DESCRIPTION OF THE TASK: Images do not belong in the copy. Retype all the entries below exactly.

─── SUPPLIED DATA

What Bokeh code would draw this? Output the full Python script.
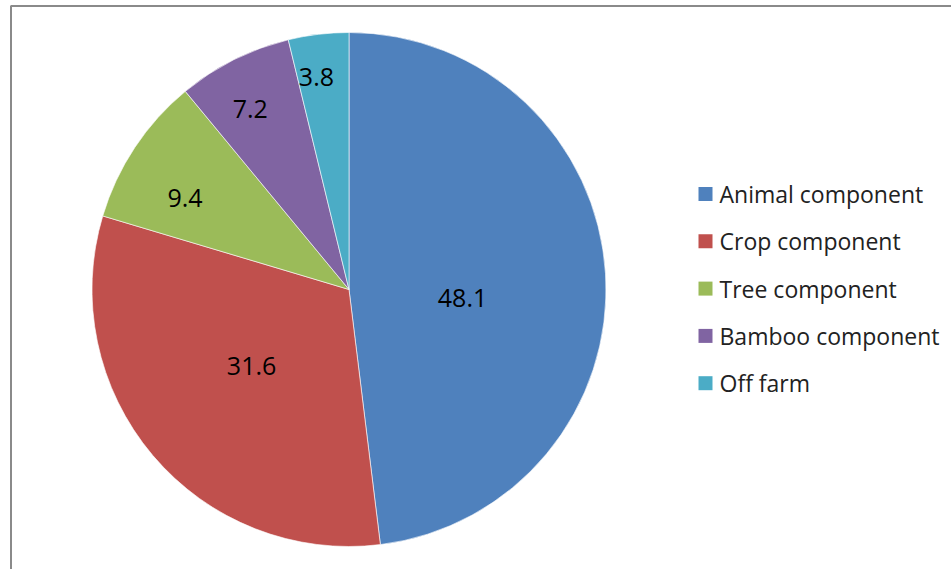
import math
from bokeh.plotting import figure
from bokeh.models import Range1d, ColumnDataSource
from bokeh.core.properties import value
from bokeh.embed import file_html
from bokeh.resources import INLINE

categories = ["Animal component", "Crop component", "Tree component", "Bamboo component", "Off farm"]
values = [48.1, 31.6, 9.4, 7.2, 3.8]
colors = ["#4F81BD", "#C0504D", "#9BBB59", "#8064A2", "#4BACC6"]
label_radius_frac = [0.443, 0.483, 0.731, 0.802, 0.835]
label_angle_shift_deg = [-7.8, -1.9, 4.3, 2.0, 1.9]

W, H = 951, 569
cx, cy, R = 348.5, H - 289.0, 257.0
FONT = "Open Sans"

p = figure(width=W, height=H, output_backend="svg", toolbar_location=None,
           x_range=Range1d(0, W), y_range=Range1d(0, H), min_border=0)
p.axis.visible = False
p.grid.visible = False
p.outline_line_color = None
p.background_fill_color = "white"
p.border_fill_color = "white"

total = sum(values)
starts, ends, lx, ly, texts = [], [], [], [], []
cum = 0.0
for v, f, s in zip(values, label_radius_frac, label_angle_shift_deg):
    a0 = cum / total
    cum += v
    a1 = cum / total
    starts.append(math.pi / 2 - a1 * 2 * math.pi)
    ends.append(math.pi / 2 - a0 * 2 * math.pi)
    mid = math.pi / 2 - (a0 + a1) / 2 * 2 * math.pi + math.radians(s)
    lx.append(cx + R * f * math.cos(mid))
    ly.append(cy + R * f * math.sin(mid))
    texts.append(f"{v}")

src = ColumnDataSource(dict(start=starts, end=ends, color=colors))
p.wedge(x=cx, y=cy, radius=R, start_angle="start", end_angle="end", direction="anticlock",
        fill_color="color", line_color="white", line_width=1, line_alpha=0.6, source=src)

p.text(x=lx, y=ly, text=texts, text_font=value(FONT), text_font_size="25px",
       text_align="center", text_baseline="middle", text_color="#000000")

# legend
leg_y0, leg_dy = H - 193.5, 47.3
leg_y = [leg_y0 - i * leg_dy for i in range(len(categories))]
p.rect(x=[705] * len(categories), y=leg_y, width=14, height=14, fill_color=colors, line_color=None)
p.text(x=[719] * len(categories), y=leg_y, text=categories, text_font=value(FONT),
       text_font_size="23px", text_align="left", text_baseline="middle", text_color="#222222")

# frame lines
p.line(x=[10.5, 10.5, W], y=[0, H - 5.5, H - 5.5], line_color="#8a8a8a", line_width=2)

open("out.html", "w").write(file_html(p, INLINE))
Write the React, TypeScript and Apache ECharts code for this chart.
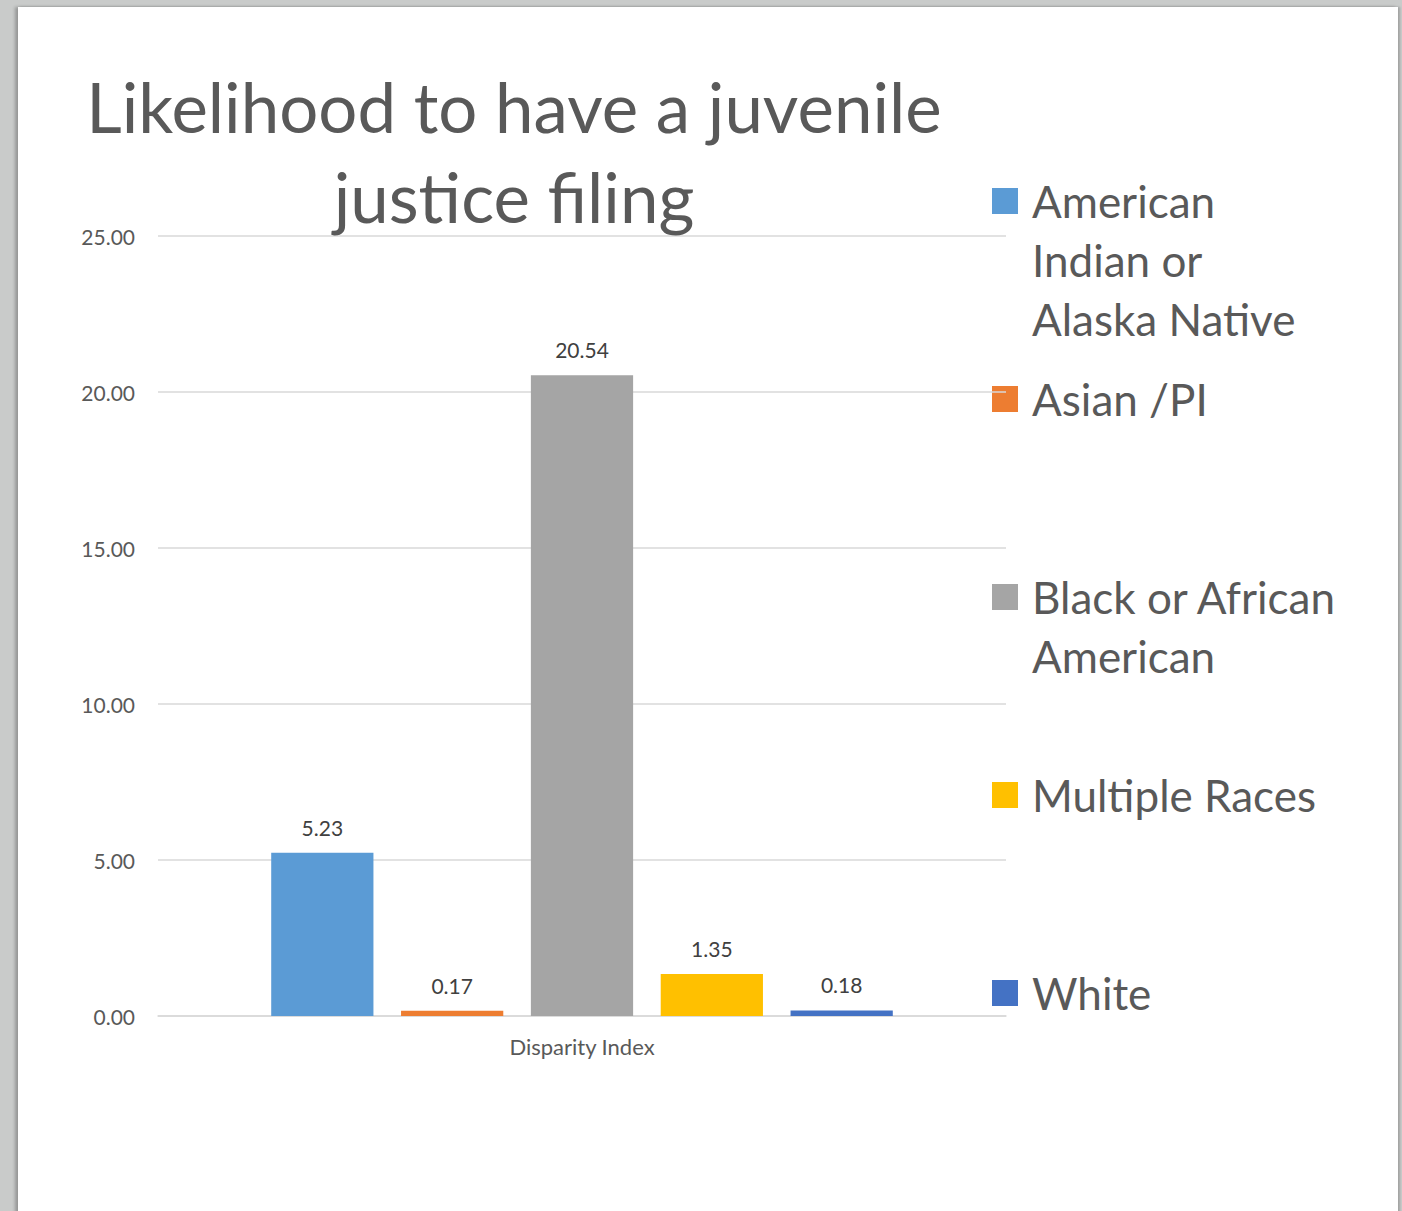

──────

ANSWER TO THIS TASK:
What Bokeh code would draw this? Output the full Python script.
import math
from bokeh.plotting import figure
from bokeh.models import Range1d, ColumnDataSource
from bokeh.core.properties import value
from bokeh.embed import file_html
from bokeh.resources import INLINE

categories = ["Animal component", "Crop component", "Tree component", "Bamboo component", "Off farm"]
values = [48.1, 31.6, 9.4, 7.2, 3.8]
colors = ["#4F81BD", "#C0504D", "#9BBB59", "#8064A2", "#4BACC6"]
label_radius_frac = [0.443, 0.483, 0.731, 0.802, 0.835]
label_angle_shift_deg = [-7.8, -1.9, 4.3, 2.0, 1.9]

W, H = 951, 569
cx, cy, R = 348.5, H - 289.0, 257.0
FONT = "Open Sans"

p = figure(width=W, height=H, output_backend="svg", toolbar_location=None,
           x_range=Range1d(0, W), y_range=Range1d(0, H), min_border=0)
p.axis.visible = False
p.grid.visible = False
p.outline_line_color = None
p.background_fill_color = "white"
p.border_fill_color = "white"

total = sum(values)
starts, ends, lx, ly, texts = [], [], [], [], []
cum = 0.0
for v, f, s in zip(values, label_radius_frac, label_angle_shift_deg):
    a0 = cum / total
    cum += v
    a1 = cum / total
    starts.append(math.pi / 2 - a1 * 2 * math.pi)
    ends.append(math.pi / 2 - a0 * 2 * math.pi)
    mid = math.pi / 2 - (a0 + a1) / 2 * 2 * math.pi + math.radians(s)
    lx.append(cx + R * f * math.cos(mid))
    ly.append(cy + R * f * math.sin(mid))
    texts.append(f"{v}")

src = ColumnDataSource(dict(start=starts, end=ends, color=colors))
p.wedge(x=cx, y=cy, radius=R, start_angle="start", end_angle="end", direction="anticlock",
        fill_color="color", line_color="white", line_width=1, line_alpha=0.6, source=src)

p.text(x=lx, y=ly, text=texts, text_font=value(FONT), text_font_size="25px",
       text_align="center", text_baseline="middle", text_color="#000000")

# legend
leg_y0, leg_dy = H - 193.5, 47.3
leg_y = [leg_y0 - i * leg_dy for i in range(len(categories))]
p.rect(x=[705] * len(categories), y=leg_y, width=14, height=14, fill_color=colors, line_color=None)
p.text(x=[719] * len(categories), y=leg_y, text=categories, text_font=value(FONT),
       text_font_size="23px", text_align="left", text_baseline="middle", text_color="#222222")

# frame lines
p.line(x=[10.5, 10.5, W], y=[0, H - 5.5, H - 5.5], line_color="#8a8a8a", line_width=2)

open("out.html", "w").write(file_html(p, INLINE))
Write the React, TypeScript and Apache ECharts code for this chart.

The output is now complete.